Start INFORMATION SUPPLIED

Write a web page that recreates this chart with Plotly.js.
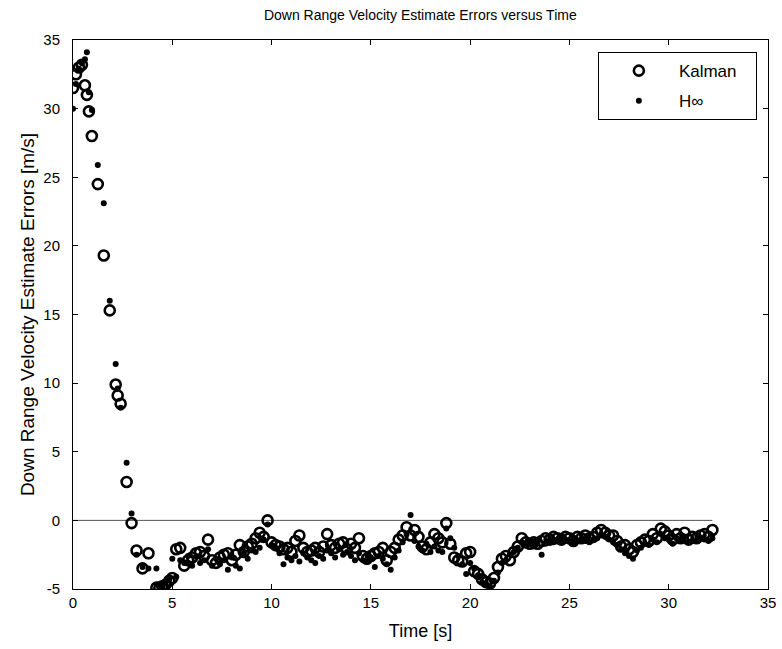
<!DOCTYPE html>
<html>
<head>
<meta charset="utf-8">
<script src="https://cdn.plot.ly/plotly-3.0.1.min.js"></script>
<style>html,body{margin:0;padding:0;background:#fff;}#chart{width:782px;height:649px;}</style>
</head>
<body>
<div id="chart"></div>
<script>
// Time samples [s]
const timeS = [
  0.0, 0.15, 0.3, 0.45, 0.6, 0.7, 0.8, 0.95, 1.25, 1.55, 1.85, 2.15, 2.25, 2.4, 2.7, 2.95,
  3.2, 3.5, 3.8, 4.2, 4.35, 4.5, 4.65, 4.85,
  5.0, 5.2, 5.4, 5.6, 5.8, 6.0, 6.2, 6.4, 6.6, 6.8, 7.0, 7.2, 7.4, 7.6, 7.8,
  8.0, 8.2, 8.4, 8.6, 8.8, 9.0, 9.2, 9.4, 9.6, 9.8, 10.0, 10.2, 10.4, 10.6, 10.8,
  11.0, 11.2, 11.4, 11.6, 11.8, 12.0, 12.2, 12.4, 12.6, 12.8, 13.0, 13.2, 13.4, 13.6, 13.8,
  14.0, 14.2, 14.4, 14.6, 14.8, 15.0, 15.2, 15.4, 15.6, 15.8, 16.0, 16.2, 16.4, 16.6, 16.8,
  17.0, 17.2, 17.4, 17.6, 17.8, 18.0, 18.2, 18.4, 18.6, 18.8, 19.0, 19.2, 19.4, 19.6, 19.8,
  20.0, 20.2, 20.4, 20.6, 20.8, 21.0, 21.2, 21.4, 21.6, 21.8, 22.0, 22.2, 22.4, 22.6, 22.8,
  23.0, 23.2, 23.4, 23.6, 23.8, 24.0, 24.2, 24.4, 24.6, 24.8, 25.0, 25.2, 25.4, 25.6, 25.8,
  26.0, 26.2, 26.4, 26.6, 26.8, 27.0, 27.2, 27.4, 27.6, 27.8, 28.0, 28.2, 28.4, 28.6, 28.8,
  29.0, 29.2, 29.4, 29.6, 29.8, 30.0, 30.2, 30.4, 30.6, 30.8, 31.0, 31.2, 31.4, 31.6, 31.8,
  32.0, 32.2
];
// Kalman filter down range velocity estimate errors [m/s]
const kalmanErr = [
  31.5, 32.5, 33.0, 33.2, 31.7, 31.0, 29.8, 28.0, 24.5, 19.3, 15.3, 9.9, 9.1, 8.5, 2.8, -0.2,
  -2.2, -3.5, -2.4, -4.9, -4.9, -4.8, -4.7, -4.4,
  -4.2, -2.1, -2.0, -3.3, -2.9, -2.7, -2.4, -2.3, -2.6, -1.4, -2.9, -3.1, -2.7, -2.5, -2.4,
  -2.9, -2.5, -1.8, -2.3, -1.9, -1.7, -1.3, -0.9, -1.2, 0.0, -1.6, -1.8, -1.9, -2.1, -2.0,
  -2.3, -1.5, -1.1, -2.0, -2.3, -2.2, -2.0, -2.3, -1.9, -1.0, -1.8, -2.0, -1.7, -1.6, -2.1,
  -1.7, -2.0, -1.3, -2.6, -2.8, -2.6, -2.4, -2.3, -2.0, -2.9, -2.3, -2.0, -1.4, -1.1, -0.5,
  -1.1, -0.7, -1.2, -1.9, -2.1, -1.6, -1.0, -1.3, -1.6, -0.2, -1.7, -2.7, -2.9, -3.0, -2.4,
  -2.3, -3.7, -3.9, -4.3, -4.5, -4.6, -4.2, -3.4, -2.8, -2.6, -2.9, -2.3, -1.9, -1.3, -1.6,
  -1.7, -1.6, -1.7, -1.5, -1.3, -1.4, -1.2, -1.3, -1.4, -1.2, -1.3, -1.5, -1.2, -1.3, -1.1,
  -1.3, -1.2, -0.9, -0.7, -0.9, -1.1, -1.1, -1.5, -1.9, -1.8, -2.1, -2.3, -1.8, -1.6, -1.4,
  -1.5, -1.0, -1.3, -0.6, -0.8, -1.1, -1.4, -1.0, -1.3, -0.9, -1.4, -1.2, -1.3, -1.1, -1.0,
  -1.2, -0.7
];
// H-infinity filter down range velocity estimate errors [m/s]
const hinfErr = [
  30.0, 31.8, 32.9, 33.3, 33.6, 34.1, 31.2, 29.9, 25.9, 23.1, 16.0, 11.4, 9.6, 8.2, 4.2, 0.5,
  -2.5, -3.4, -3.5, -3.5, -4.8, -4.7, -4.6, -4.3,
  -2.8, -4.1, -2.9, -3.1, -2.6, -3.3, -2.6, -3.1, -2.9, -2.1, -3.3, -2.8, -3.2, -2.9, -3.6,
  -2.7, -3.3, -3.5, -2.4, -2.8, -2.2, -2.3, -2.0, -1.4, -0.3, -1.8, -2.0, -2.4, -3.2, -2.7,
  -2.9, -2.6, -3.0, -2.4, -2.7, -2.9, -3.1, -2.6, -2.8, -2.2, -2.4, -2.7, -2.1, -2.5, -2.3,
  -2.6, -2.9, -2.4, -2.9, -3.0, -2.7, -3.4, -2.6, -2.8, -3.2, -3.6, -2.7, -2.2, -1.6, -1.0,
  0.4, -1.5, -1.9, -2.2, -1.7, -2.3, -1.9, -2.2, -2.3, -0.6, -1.3, -2.0, -2.6, -3.2, -3.9,
  -3.1, -3.5, -4.0, -4.5, -4.6, -4.8, -4.4, -3.8, -3.1, -2.9, -2.5, -2.3, -2.0, -1.6, -1.8,
  -1.5, -1.9, -1.6, -2.5, -1.7, -1.5, -1.6, -1.4, -1.6, -1.5, -1.4, -1.6, -1.5, -1.4, -1.5,
  -1.6, -1.4, -1.3, -1.1, -1.2, -1.4, -1.6, -1.8, -2.1, -2.4, -2.6, -2.8, -2.2, -2.0, -1.7,
  -1.8, -1.4, -1.6, -1.0, -1.3, -1.4, -1.7, -1.3, -1.5, -1.2, -1.6, -1.5, -1.5, -1.3, -1.4,
  -1.5, -1.3
];
const xTicks = [0, 5, 10, 15, 20, 25, 30, 35];
const yTicks = [-5, 0, 5, 10, 15, 20, 25, 30, 35];

const FONT = 'Liberation Sans, Arial, sans-serif';

const zeroX = [timeS[0], timeS[timeS.length - 1]];
const zeroY = [0, 0];

const traces = [
  {
    x: zeroX, y: zeroY, mode: 'lines', type: 'scatter',
    line: {color: '#555555', width: 1}, showlegend: false, hoverinfo: 'skip'
  },
  {
    x: timeS, y: kalmanErr, mode: 'markers', type: 'scatter', name: 'Kalman\u00a0\u00a0\u00a0',
    legendgroup: 'k',
    marker: {symbol: 'circle-open', size: 10, color: '#000', line: {width: 2.6, color: '#000'}}
  },
  {
    x: timeS, y: hinfErr, mode: 'markers', type: 'scatter', name: 'H∞',
    legendgroup: 'h',
    marker: {symbol: 'circle', size: 6, color: '#000'}
  }
];

const axisCommon = {
  showgrid: false, zeroline: false, showline: true, mirror: 'ticks',
  linecolor: '#000', linewidth: 1, ticks: 'inside', ticklen: 5, tickwidth: 1, tickcolor: '#000',
  tickfont: {family: FONT, size: 15, color: '#000'}
};

const layout = {
  width: 782, height: 649,
  paper_bgcolor: '#fff', plot_bgcolor: '#fff',
  margin: {l: 73, r: 14, t: 40, b: 60},
  font: {family: FONT, size: 15, color: '#000'},
  title: {text: 'Down Range Velocity Estimate Errors versus Time', font: {family: FONT, size: 14, color: '#000'},
          x: 0.5375, xanchor: 'center', y: 0.985, yanchor: 'top'},
  xaxis: Object.assign({}, axisCommon, {
    range: [0, 35], tickvals: xTicks, ticktext: xTicks.map(String),
    title: {text: 'Time [s]', font: {family: FONT, size: 18, color: '#000'}, standoff: 14}
  }),
  yaxis: Object.assign({}, axisCommon, {
    range: [-5, 35], tickvals: yTicks, ticktext: yTicks.map(String),
    title: {text: 'Down Range Velocity Estimate Errors [m/s]', font: {family: FONT, size: 19, color: '#000'}, standoff: 12}
  }),
  legend: {
    x: 0.984, y: 0.978, xanchor: 'right', yanchor: 'top',
    bgcolor: '#fff', bordercolor: '#000', borderwidth: 1,
    font: {family: FONT, size: 17, color: '#000'},
    traceorder: 'grouped', tracegroupgap: 5, itemwidth: 70
  },
  showlegend: true
};

Plotly.newPlot('chart', traces, layout, {displayModeBar: false, staticPlot: true}).then(function (gd) {
  // push y tick labels a little further from the axis, as in the reference
  gd.querySelectorAll('.yaxislayer-above .ytick text').forEach(function (t) {
    const x = parseFloat(t.getAttribute('x') || '0');
    t.setAttribute('x', x - 9);
  });
});
</script>
</body>
</html>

End INFORMATION SUPPLIED

WHAT YOU NEED TO DO.
Scan the data above and copy every line with "chart" in it.

FINISHED ANSWER.
Write a web page that recreates this chart with Plotly.js.
<style>html,body{margin:0;padding:0;background:#fff;}#chart{width:782px;height:649px;}</style>
<div id="chart"></div>
Plotly.newPlot('chart', traces, layout, {displayModeBar: false, staticPlot: true}).then(function (gd) {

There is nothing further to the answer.